Já com quase todos os documentos retificados, a advogada Bruna Lorrane considera o nome social um "paliativo", mas muito importante para garantir dignidade para a comunidade transexual. Com tantos contratempos e revezes na busca pela retificação dos documentos, que ela classifica como uma odisseia, ela acabou não conseguindo atualizar os dados dentro do prazo ara ir às urnas com o nome verdadeiro dela nas eleições de outubro de 2022. "O bom é que nunca mudei de zona e seção, então já tenho certa amizade com os mesários. Eles não fazem nada para me constranger. Mas é irônico e lamentável porque o direito ao voto é fundamental e marcante para a democracia. E para eu exercer este direito tão valioso para a nossa cidadania, é frustrante que eu não possa exercê-lo da maneira correta", conta.

Bruna se tornou uma ativista e comunicadora símbolo do movimento em Belém, mas precisou superar uma infância difícil para chegar até aqui. De família católica, aos oito anos deidade ela se ajoelhava ao pé da cama e rezava para que Deus não deixasse ela se tornar um menino gay. "Me ensinaram que aquilo não era correto, não agradava a Deus e não iria gerar minha salvação. Eu tinha essa ideia de que seria uma vida vergonhosa, afastada de Deus. Pensamentos infantis misturados com dogmas religiosos. Aquilo me assustava", destaca.

A questão dos nomes nos documentos sempre perseguiu Bruna. Na faculdade de direito, ela acabou reprovando em uma matéria. O motivo: o professor negava-se a chamá-la pelo nome verdadeiro dela. Ela, então, decidiu resistir e se recusar a responder que estava presente. "E há quem só espere essa atitude de pessoas com menor grau de instrução. Todos os professores me respeitavam, menos ele. A partir das reportagens na época, iniciei nos movimentos sociais. É quando começa meu processo na mudança de nome, que durou cinco anos", aponta.

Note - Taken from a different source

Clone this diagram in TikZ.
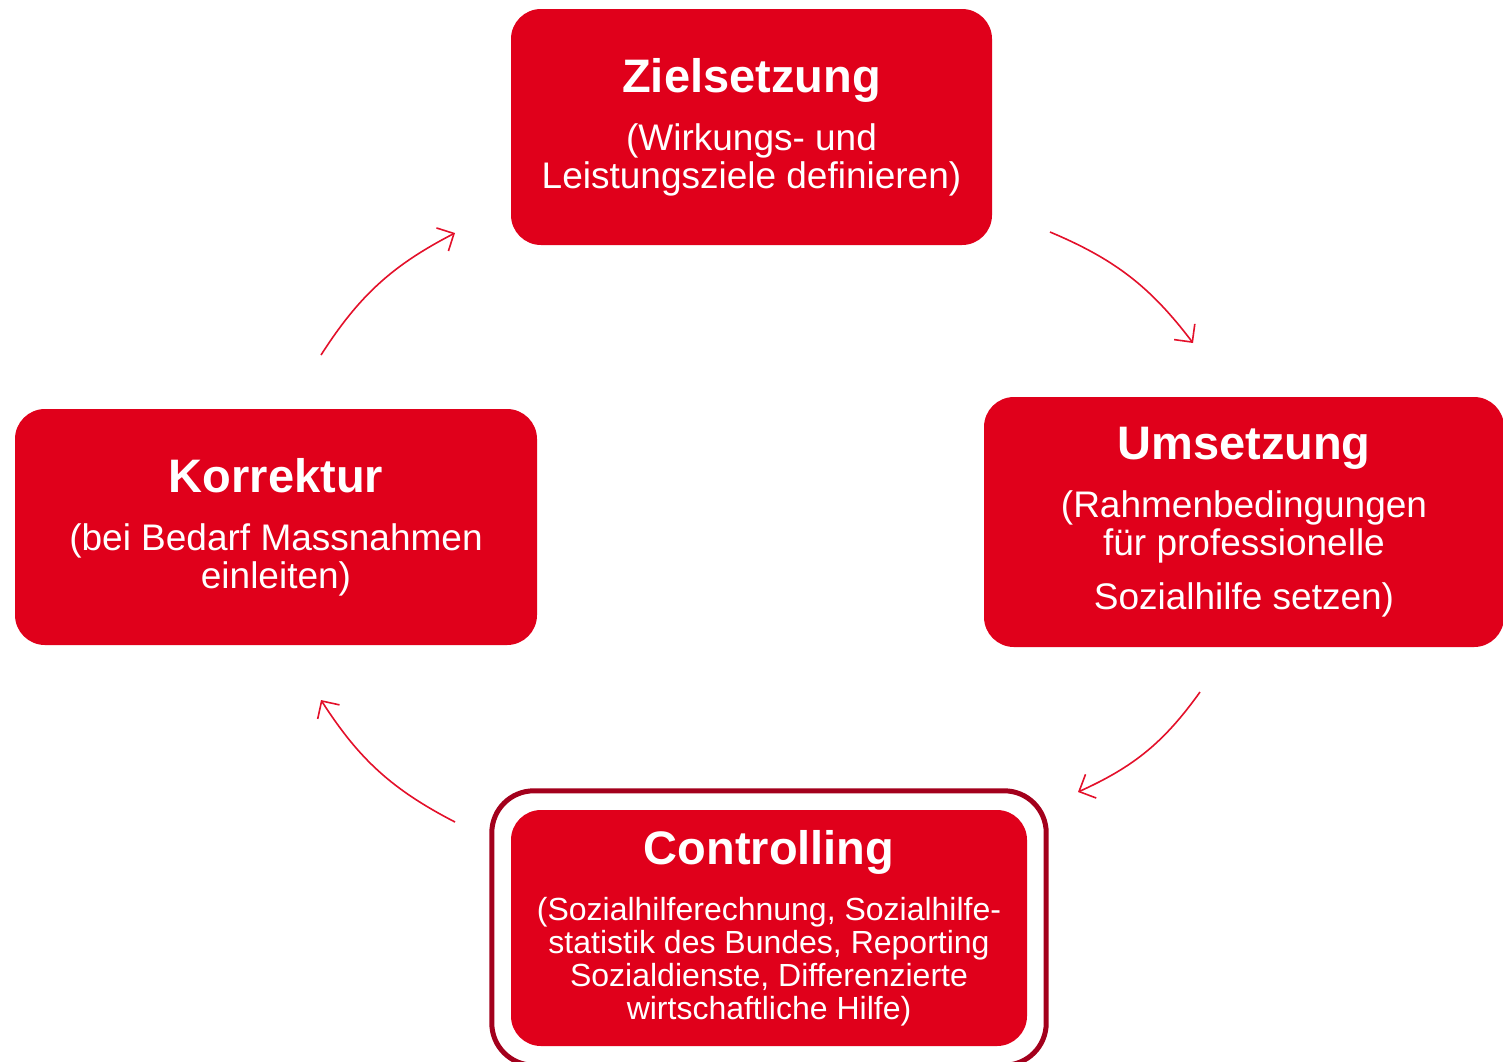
\documentclass[tikz,border=0pt]{standalone}
\usepackage{fontspec}
\setmainfont{Liberation Sans}
\usetikzlibrary{arrows.meta, fit}
\definecolor{boxred}{HTML}{E0001B}
\definecolor{framered}{HTML}{A3001C}
\definecolor{arrowred}{HTML}{E3102A}
\tikzstyle{phase} = [rectangle, rounded corners=30pt, fill=boxred, text=white, align=center, inner sep=0pt, font=\fontsize{37}{38}\selectfont]
\tikzstyle{frame} = [rectangle, rounded corners=42pt, draw=framered, line width=5pt, inner sep=19pt]
\tikzstyle{arrow} = [draw=arrowred, line width=1.6pt, -{Straight Barb[length=13pt,width=26pt]}]
\newcommand{\phasetitle}[1]{{\fontsize{47}{50}\selectfont\bfseries #1}}

\begin{document}
\begin{tikzpicture}[x=1pt, y=1pt]
\useasboundingbox (0,0) rectangle (1503,-1061);

\node (ziel) [phase, minimum width=481, minimum height=236] at (751.5,-127) {\phasetitle{Zielsetzung}\\[20pt] (Wirkungs- und\\ Leistungsziele definieren)};
\node (umsetz) [phase, minimum width=520, minimum height=250] at (1244,-522) {\phasetitle{Umsetzung}\\[20pt] (Rahmenbedingungen\\ für professionelle\\[16pt] Sozialhilfe setzen)};
\node (korr) [phase, minimum width=522, minimum height=236] at (276,-527) {\phasetitle{Korrektur}\\[20pt] (bei Bedarf Massnahmen\\ einleiten)};
\node (ctrl) [phase, minimum width=516, minimum height=236, font=\fontsize{32}{33}\selectfont] at (769,-928) {\phasetitle{Controlling}\\[22pt] (Sozialhilferechnung, Sozialhilfe-\\ statistik des Bundes, Reporting\\ Sozialdienste, Differenzierte\\ wirtschaftliche Hilfe)};
\node (ctrlframe) [frame, fit=(ctrl)] {};

%% arrow ends
\coordinate (zielout) at (1050,-232);
\coordinate (umsetzin) at (1193,-343);
\coordinate (umsetzout) at (1200,-692);
\coordinate (ctrlin) at (1078,-792);
\coordinate (ctrlout) at (455,-822);
\coordinate (korrin) at (321,-700);
\coordinate (korrout) at (321,-355);
\coordinate (zielin) at (455,-233);

%% arrows
\draw [arrow] (zielout) to[bend left=15] (umsetzin);
\draw [arrow] (umsetzout) to[bend left=15] (ctrlin);
\draw [arrow] (ctrlout) to[bend left=15] (korrin);
\draw [arrow] (korrout) to[bend left=15] (zielin);

\end{tikzpicture}
\end{document}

Até hoje Bruna acumula situações constrangedoras. Recentemente um advogado perguntou para ela qual seria o nome de batismo dela. "Respondi: você sabe se eu fui batizada? Fingi que não estava entendendo, mas é claro que estava. Quis forçar ele a compreender que aquele ato era heteronormativo, machista, sem contar o fundamentalismo religioso. No Big Brother Brasil vimos uma participante [a cantora e atriz Linn da Quebrada] que tatuou a palavra 'Ela' na testa. Isso pode ser visto como um ato de rebeldia mas também de desespero. Porque para um heterossexual um pronome não tem tanta relevância assim, e isso é chancelado pelas autoridades", lamenta ela, ao reiterar que isso contribui para a evasão escolar de pessoas transexuais, bem como a falta de acesso aos serviços públicos, e que, até hoje, muitos cartórios se negam a realizar o processo de mudança de nome.

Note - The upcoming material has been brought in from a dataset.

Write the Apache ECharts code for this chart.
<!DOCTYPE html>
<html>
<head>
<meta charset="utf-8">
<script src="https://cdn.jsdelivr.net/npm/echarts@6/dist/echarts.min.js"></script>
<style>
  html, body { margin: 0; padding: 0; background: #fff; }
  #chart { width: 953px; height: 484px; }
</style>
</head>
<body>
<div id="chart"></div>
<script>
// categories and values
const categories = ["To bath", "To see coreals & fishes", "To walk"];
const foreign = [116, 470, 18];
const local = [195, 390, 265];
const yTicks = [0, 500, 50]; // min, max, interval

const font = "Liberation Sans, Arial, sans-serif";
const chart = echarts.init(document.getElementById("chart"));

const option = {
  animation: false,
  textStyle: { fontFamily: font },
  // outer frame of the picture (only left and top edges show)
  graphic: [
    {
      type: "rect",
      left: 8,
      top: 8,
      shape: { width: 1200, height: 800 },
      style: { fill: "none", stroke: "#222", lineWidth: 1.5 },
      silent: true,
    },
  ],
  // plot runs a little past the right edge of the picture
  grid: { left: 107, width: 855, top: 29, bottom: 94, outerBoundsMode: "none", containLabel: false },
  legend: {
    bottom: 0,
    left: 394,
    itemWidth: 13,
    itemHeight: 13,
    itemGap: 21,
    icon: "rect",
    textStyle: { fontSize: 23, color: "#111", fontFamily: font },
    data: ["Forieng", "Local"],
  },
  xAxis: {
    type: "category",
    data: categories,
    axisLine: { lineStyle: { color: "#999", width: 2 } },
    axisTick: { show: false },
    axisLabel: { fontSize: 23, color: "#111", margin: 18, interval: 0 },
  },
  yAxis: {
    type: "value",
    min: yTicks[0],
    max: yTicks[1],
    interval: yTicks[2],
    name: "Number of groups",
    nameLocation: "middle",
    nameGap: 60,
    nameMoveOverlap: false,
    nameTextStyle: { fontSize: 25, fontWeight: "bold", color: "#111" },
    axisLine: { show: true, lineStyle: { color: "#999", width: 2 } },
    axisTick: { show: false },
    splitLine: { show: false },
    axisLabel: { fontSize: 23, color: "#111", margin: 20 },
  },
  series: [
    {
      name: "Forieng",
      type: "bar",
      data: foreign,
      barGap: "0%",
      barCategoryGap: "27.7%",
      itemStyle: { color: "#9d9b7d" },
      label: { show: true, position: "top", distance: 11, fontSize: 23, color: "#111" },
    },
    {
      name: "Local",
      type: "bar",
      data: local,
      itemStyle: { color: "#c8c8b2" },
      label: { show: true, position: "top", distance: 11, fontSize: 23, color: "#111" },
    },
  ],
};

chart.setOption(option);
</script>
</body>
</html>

Ela relata que precisou matar um leão por dia para mudar o nome no Cadastro de Pessoa Física e também na Carteira Nacional de Habilitação (CNH). Para ela, o pior constrangimento era nos aeroportos. "Tive que refazer todos os exames da CNH sendo tratada pelo nome antigo. Quando recebi a carteira, veio com o nome antigo. Doeu na alma. Tive que fazer tudo de novo. Mas apesar das dificuldades, o mais emblemático foi quando minha mãe foi perguntada no cartório desde quando eu era mulher. E ela disse que eu sou mulher desde sempre".

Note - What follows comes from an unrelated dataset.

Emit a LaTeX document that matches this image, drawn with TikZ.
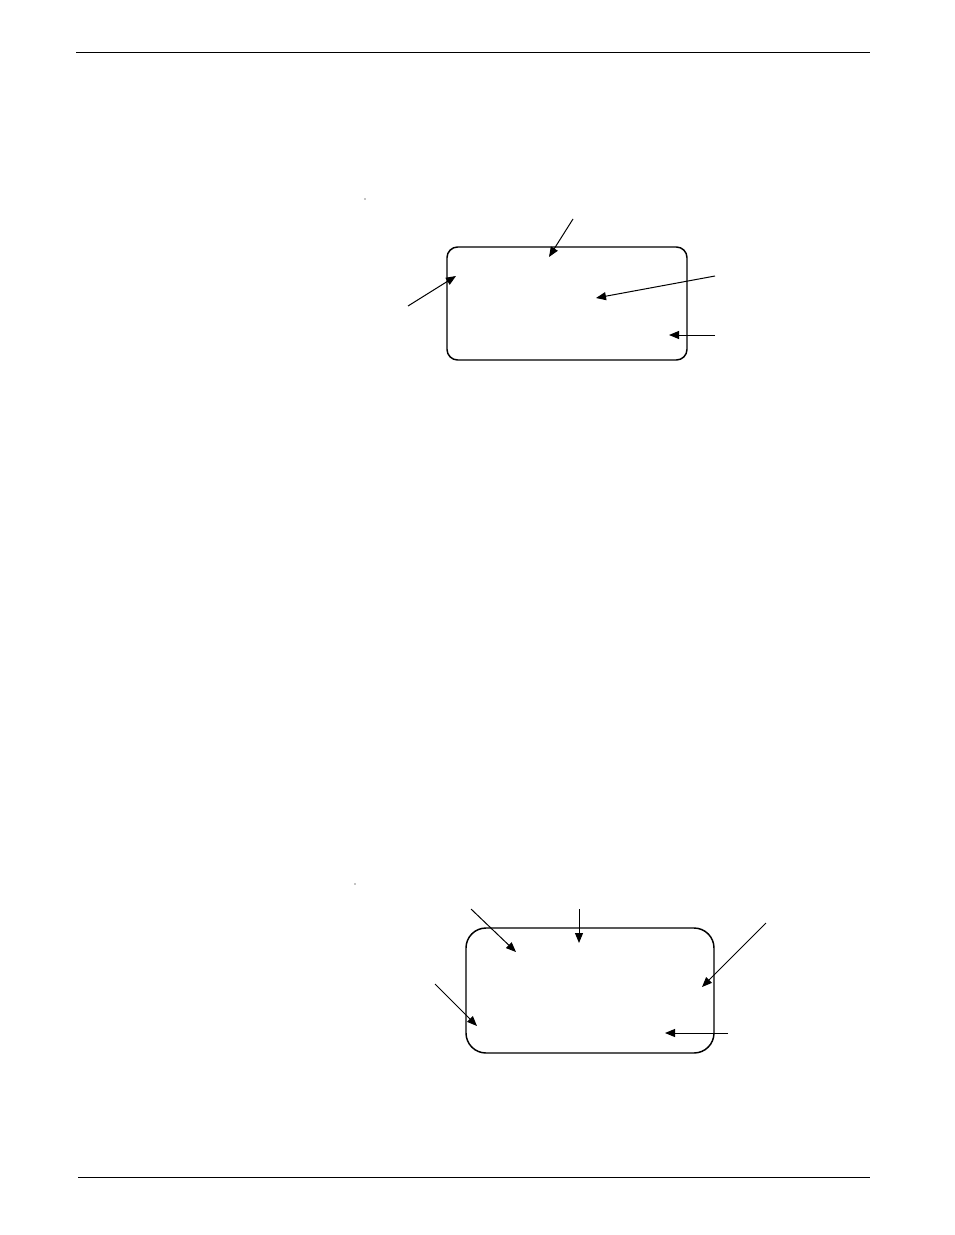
\documentclass[tikz,border=0pt]{standalone}
\usetikzlibrary{arrows.meta}
\begin{document}
\begin{tikzpicture}[x=0.75pt,y=-0.75pt,
  frame/.style={draw=black,line width=1.1pt,inner sep=0pt},
  ptr/.style={draw=black,line width=0.75pt,-{Triangle[length=7.5pt,width=6pt]}},
  rule/.style={draw=black,line width=1pt}]
\useasboundingbox (0,0) rectangle (954,1235);
% page rules
\coordinate (t1) at (76,52.5);
\coordinate (t2) at (870,52.5);
\coordinate (b1) at (78,1177.5);
\coordinate (b2) at (870,1177.5);
\draw[rule] (t1) -- (t2);
\draw[rule] (b1) -- (b2);
% tiny dots
\fill (365,199) circle (0.4pt);
\fill (355,884) circle (0.4pt);
% top box
\node[frame,rounded corners=8pt,minimum width=240*0.75pt,minimum height=113*0.75pt] (boxA) at (567,303.5) {};
\coordinate (a1s) at (573,219); \coordinate (a1e) at (549,257);
\coordinate (a2s) at (408,306); \coordinate (a2e) at (456,276);
\coordinate (a3s) at (715,276); \coordinate (a3e) at (596,298);
\coordinate (a4s) at (715,335); \coordinate (a4e) at (669,335);
\draw[ptr] (a1s) -- (a1e);
\draw[ptr] (a2s) -- (a2e);
\draw[ptr] (a3s) -- (a3e);
\draw[ptr] (a4s) -- (a4e);
% bottom box
\node[frame,rounded corners=15pt,minimum width=248*0.75pt,minimum height=125*0.75pt] (boxB) at (590,990.5) {};
\coordinate (b1s) at (471,909); \coordinate (b1e) at (516,952);
\coordinate (b2s) at (579,909); \coordinate (b2e) at (579,943);
\coordinate (b3s) at (766,923); \coordinate (b3e) at (702,987);
\coordinate (b4s) at (435,984); \coordinate (b4e) at (477,1026);
\coordinate (b5s) at (728,1033); \coordinate (b5e) at (665,1033);
\draw[ptr] (b1s) -- (b1e);
\draw[ptr] (b2s) -- (b2e);
\draw[ptr] (b3s) -- (b3e);
\draw[ptr] (b4s) -- (b4e);
\draw[ptr] (b5s) -- (b5e);
\end{tikzpicture}
\end{document}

Lana Larrá vota desde 2012 e afirma que teve uma experiência positiva com o Tribunal Regional Eleitoral do Pará (TRE-PA), pois participou do projeto Respeite meu nome com outras pessoas da comunidade. "Depois que a galera viu o projeto do Tribunal, as pessoas começaram a se interessar e procurar mais. Os profissionais de lá receberam formações para nos atender e hoje as pessoas se sentem um pouco melhor atendidas por funcionários, porque não era assim. Mas o conhecimento abre horizontes, é a porta de entrada para tudo nessa vida", conta. 

Para a turismóloga Mellannie Marques, o processo de retificação dos documentos é caro, mas vale a pena. "Diferente da certidão que você precisa pagar R$536, o título pode ser tirado pela internet, com o nome social. Ela se diz muito feliz de poder ir às urnas em outubro já com os documentos corrigidos. "Nem todas as pessoas trans tem condições. Por conta da minha correria eu acabo que não tenho tempo de tirar tudo só de uma vez, até porque sou de Mosqueiro e algumas coisas faço por Belém. Mas com o título correto tudo já melhora. É o primeiro de muitos passos que vamos dar".